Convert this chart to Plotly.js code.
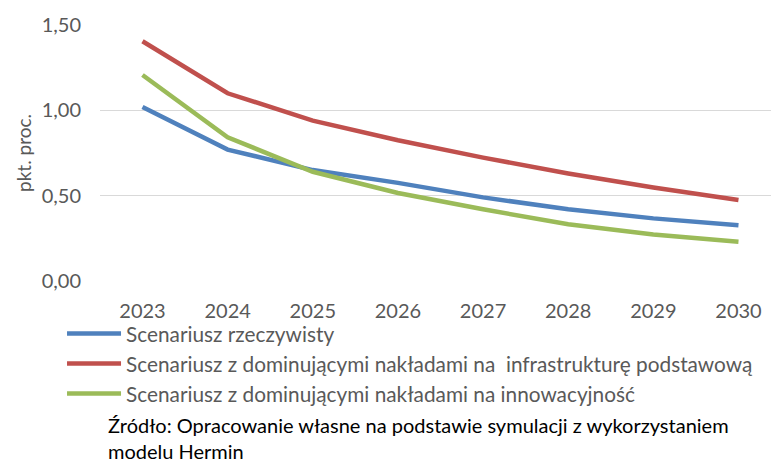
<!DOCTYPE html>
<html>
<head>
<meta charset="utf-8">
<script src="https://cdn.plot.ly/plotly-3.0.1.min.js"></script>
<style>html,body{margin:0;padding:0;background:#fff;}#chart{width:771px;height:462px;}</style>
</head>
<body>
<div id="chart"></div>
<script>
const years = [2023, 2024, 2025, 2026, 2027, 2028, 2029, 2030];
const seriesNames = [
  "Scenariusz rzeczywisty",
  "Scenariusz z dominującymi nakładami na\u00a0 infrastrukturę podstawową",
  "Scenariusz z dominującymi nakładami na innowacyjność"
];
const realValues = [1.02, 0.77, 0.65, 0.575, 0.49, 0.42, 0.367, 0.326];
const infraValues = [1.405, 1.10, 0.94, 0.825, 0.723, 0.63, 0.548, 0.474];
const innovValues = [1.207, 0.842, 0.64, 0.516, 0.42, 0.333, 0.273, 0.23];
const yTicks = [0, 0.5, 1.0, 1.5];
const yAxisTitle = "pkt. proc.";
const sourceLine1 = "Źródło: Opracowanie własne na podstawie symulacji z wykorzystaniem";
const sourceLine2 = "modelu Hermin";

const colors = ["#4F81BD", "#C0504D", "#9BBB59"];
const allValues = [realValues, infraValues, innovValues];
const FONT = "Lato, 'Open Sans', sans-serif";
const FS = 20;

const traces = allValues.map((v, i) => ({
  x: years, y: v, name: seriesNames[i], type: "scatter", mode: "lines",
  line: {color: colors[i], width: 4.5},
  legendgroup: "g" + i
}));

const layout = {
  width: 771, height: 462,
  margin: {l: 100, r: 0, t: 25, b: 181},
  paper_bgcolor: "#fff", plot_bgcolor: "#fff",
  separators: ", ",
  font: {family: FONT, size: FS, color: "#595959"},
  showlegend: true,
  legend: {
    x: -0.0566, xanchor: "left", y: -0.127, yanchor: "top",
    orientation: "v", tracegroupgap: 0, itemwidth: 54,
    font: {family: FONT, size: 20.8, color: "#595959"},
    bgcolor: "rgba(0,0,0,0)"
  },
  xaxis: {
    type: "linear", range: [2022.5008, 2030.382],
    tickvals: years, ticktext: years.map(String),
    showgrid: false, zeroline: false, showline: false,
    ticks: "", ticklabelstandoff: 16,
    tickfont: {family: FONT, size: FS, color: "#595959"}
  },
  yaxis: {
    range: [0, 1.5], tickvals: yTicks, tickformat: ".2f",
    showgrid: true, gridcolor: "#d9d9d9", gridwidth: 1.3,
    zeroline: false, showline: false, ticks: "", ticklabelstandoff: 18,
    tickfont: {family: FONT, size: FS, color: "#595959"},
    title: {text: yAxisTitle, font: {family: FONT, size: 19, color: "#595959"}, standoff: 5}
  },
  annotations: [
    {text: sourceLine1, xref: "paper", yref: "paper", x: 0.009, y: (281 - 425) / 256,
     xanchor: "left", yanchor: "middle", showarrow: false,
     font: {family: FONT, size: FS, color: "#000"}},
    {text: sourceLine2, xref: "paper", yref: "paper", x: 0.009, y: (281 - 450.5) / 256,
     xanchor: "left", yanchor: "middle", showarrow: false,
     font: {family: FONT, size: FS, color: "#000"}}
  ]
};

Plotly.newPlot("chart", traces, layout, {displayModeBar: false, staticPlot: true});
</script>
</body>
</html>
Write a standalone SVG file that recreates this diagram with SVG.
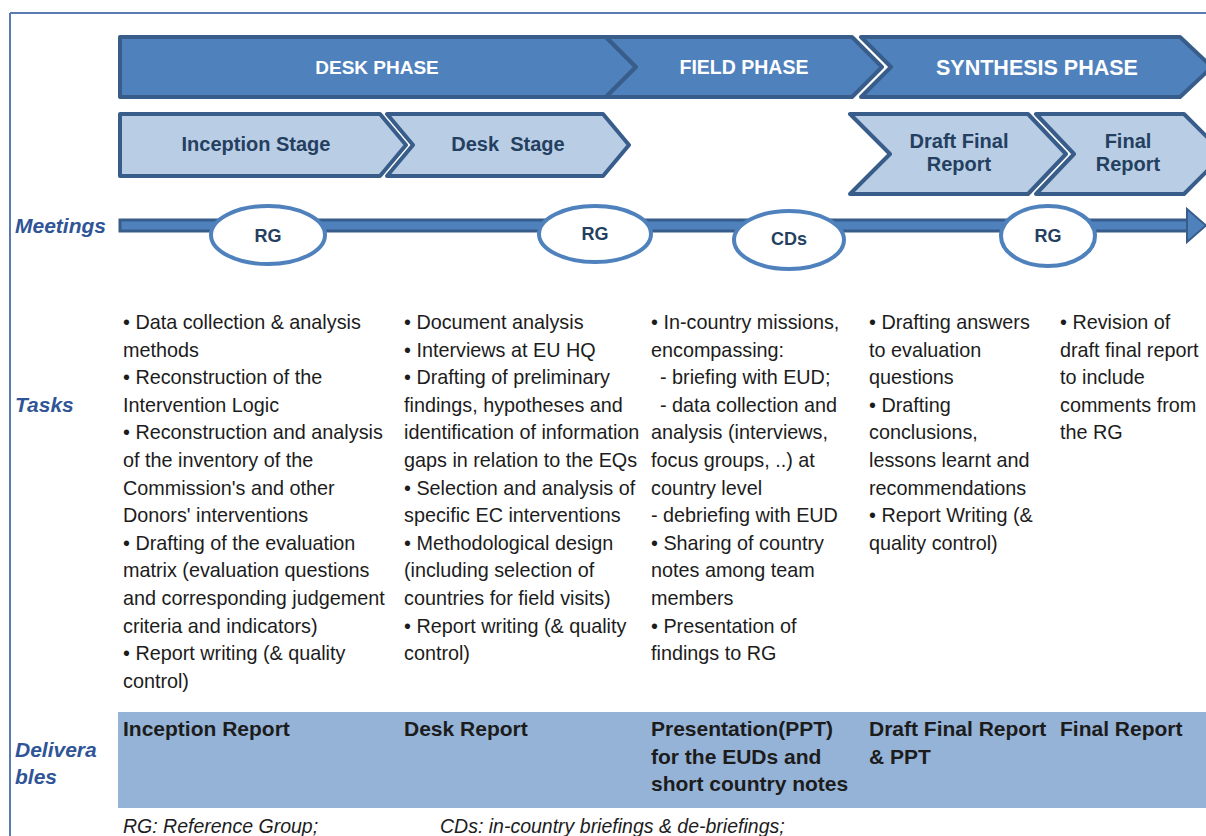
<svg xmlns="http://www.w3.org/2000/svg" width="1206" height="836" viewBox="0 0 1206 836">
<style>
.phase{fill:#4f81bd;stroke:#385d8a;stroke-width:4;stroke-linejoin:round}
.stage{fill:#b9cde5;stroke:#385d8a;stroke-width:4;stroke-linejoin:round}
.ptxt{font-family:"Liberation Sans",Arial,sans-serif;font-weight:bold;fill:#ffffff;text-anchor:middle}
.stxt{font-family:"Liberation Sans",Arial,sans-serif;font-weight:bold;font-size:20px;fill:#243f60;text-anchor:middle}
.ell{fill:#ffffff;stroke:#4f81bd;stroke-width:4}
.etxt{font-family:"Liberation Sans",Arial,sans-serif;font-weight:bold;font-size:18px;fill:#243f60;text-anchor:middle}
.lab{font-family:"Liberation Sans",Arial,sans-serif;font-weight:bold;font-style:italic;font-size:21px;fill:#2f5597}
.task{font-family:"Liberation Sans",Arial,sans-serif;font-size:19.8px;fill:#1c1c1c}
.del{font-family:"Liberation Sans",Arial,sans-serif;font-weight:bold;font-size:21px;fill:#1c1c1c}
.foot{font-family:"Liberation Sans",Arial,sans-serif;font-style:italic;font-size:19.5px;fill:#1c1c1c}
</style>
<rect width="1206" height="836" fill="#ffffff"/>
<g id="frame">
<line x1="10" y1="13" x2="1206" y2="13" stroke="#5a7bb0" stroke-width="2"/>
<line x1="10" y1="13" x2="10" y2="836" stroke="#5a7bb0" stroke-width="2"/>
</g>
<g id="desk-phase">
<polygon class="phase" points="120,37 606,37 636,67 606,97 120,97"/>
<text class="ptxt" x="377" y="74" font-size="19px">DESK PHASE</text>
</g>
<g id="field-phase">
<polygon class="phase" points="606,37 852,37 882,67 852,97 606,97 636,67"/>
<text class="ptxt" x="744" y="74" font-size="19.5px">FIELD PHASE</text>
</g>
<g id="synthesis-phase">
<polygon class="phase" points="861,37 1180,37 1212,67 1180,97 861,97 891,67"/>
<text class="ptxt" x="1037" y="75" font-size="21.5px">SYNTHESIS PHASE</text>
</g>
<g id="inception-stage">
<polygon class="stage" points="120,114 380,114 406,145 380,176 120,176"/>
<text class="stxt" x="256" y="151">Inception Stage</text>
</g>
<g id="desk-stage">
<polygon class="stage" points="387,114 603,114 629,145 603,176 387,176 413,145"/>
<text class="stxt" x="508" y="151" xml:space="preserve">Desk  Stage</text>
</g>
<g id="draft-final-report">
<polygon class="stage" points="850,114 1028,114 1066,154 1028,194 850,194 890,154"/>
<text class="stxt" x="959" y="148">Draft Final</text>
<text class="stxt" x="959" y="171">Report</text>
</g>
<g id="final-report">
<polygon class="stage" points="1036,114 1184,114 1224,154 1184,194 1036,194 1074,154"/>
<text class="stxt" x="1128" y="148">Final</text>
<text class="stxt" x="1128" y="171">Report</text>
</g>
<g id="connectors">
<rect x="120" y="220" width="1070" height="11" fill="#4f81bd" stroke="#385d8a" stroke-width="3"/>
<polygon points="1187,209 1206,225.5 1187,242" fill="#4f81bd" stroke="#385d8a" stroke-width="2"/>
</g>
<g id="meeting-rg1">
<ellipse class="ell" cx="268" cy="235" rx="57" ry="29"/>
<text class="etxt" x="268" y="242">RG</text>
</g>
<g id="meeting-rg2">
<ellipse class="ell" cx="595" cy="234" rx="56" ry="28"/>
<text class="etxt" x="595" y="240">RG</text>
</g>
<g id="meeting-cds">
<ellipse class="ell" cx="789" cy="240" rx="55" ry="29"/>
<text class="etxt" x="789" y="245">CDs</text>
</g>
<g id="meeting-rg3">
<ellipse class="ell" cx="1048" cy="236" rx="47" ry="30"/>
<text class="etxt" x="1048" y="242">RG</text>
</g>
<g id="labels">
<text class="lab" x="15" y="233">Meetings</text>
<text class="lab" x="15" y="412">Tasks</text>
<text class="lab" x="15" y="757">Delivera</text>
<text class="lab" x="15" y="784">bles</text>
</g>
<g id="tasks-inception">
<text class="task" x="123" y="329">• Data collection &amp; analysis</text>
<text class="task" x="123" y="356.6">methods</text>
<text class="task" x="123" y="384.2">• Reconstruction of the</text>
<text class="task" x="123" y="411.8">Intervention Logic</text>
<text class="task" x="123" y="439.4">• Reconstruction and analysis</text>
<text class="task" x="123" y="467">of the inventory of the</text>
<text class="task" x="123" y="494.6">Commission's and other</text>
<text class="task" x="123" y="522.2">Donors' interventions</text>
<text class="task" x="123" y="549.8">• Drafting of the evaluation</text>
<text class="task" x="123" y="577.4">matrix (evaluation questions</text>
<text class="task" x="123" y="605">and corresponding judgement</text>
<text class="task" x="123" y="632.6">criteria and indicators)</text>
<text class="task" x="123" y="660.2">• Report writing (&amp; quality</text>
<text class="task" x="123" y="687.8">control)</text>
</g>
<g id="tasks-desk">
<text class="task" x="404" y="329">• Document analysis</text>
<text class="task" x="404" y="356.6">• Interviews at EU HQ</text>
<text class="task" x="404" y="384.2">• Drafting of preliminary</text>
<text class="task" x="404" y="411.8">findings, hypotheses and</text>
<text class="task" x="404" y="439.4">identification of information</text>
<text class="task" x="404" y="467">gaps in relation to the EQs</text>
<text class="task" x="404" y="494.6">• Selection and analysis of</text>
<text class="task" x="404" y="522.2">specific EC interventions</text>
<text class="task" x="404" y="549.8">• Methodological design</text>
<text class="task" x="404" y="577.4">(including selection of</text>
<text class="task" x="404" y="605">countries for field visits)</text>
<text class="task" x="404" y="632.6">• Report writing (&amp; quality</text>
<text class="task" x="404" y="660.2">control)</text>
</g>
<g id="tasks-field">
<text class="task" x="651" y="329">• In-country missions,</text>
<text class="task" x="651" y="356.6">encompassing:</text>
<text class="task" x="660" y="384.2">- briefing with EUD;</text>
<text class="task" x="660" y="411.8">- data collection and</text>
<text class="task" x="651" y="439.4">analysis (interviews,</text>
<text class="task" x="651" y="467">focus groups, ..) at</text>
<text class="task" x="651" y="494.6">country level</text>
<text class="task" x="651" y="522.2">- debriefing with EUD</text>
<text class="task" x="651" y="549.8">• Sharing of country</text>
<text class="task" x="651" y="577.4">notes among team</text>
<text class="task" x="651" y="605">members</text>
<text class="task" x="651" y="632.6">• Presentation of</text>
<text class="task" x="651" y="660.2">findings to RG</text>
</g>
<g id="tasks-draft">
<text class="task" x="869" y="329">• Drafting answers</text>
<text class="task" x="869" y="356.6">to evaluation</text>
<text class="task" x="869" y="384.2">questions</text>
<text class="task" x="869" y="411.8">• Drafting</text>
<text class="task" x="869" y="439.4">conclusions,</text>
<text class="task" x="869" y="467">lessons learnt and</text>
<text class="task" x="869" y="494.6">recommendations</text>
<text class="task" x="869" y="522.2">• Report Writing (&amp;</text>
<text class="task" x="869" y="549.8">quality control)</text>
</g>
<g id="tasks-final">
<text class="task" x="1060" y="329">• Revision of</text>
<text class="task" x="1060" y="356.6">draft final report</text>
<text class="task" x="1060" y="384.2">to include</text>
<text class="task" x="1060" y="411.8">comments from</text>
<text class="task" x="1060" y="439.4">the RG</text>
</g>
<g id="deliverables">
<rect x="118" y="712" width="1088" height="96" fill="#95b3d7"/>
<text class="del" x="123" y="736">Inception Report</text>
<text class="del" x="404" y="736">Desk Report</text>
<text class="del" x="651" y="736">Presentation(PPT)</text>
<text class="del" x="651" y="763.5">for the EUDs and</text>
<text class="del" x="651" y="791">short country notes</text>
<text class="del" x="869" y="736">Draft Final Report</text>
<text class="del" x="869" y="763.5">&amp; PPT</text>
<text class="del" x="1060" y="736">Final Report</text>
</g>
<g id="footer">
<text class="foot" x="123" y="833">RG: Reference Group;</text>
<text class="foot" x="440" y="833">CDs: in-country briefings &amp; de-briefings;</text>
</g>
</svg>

::::

Task objective: Find every line containing the word "this", then give the total and nothing more.

Task response: 2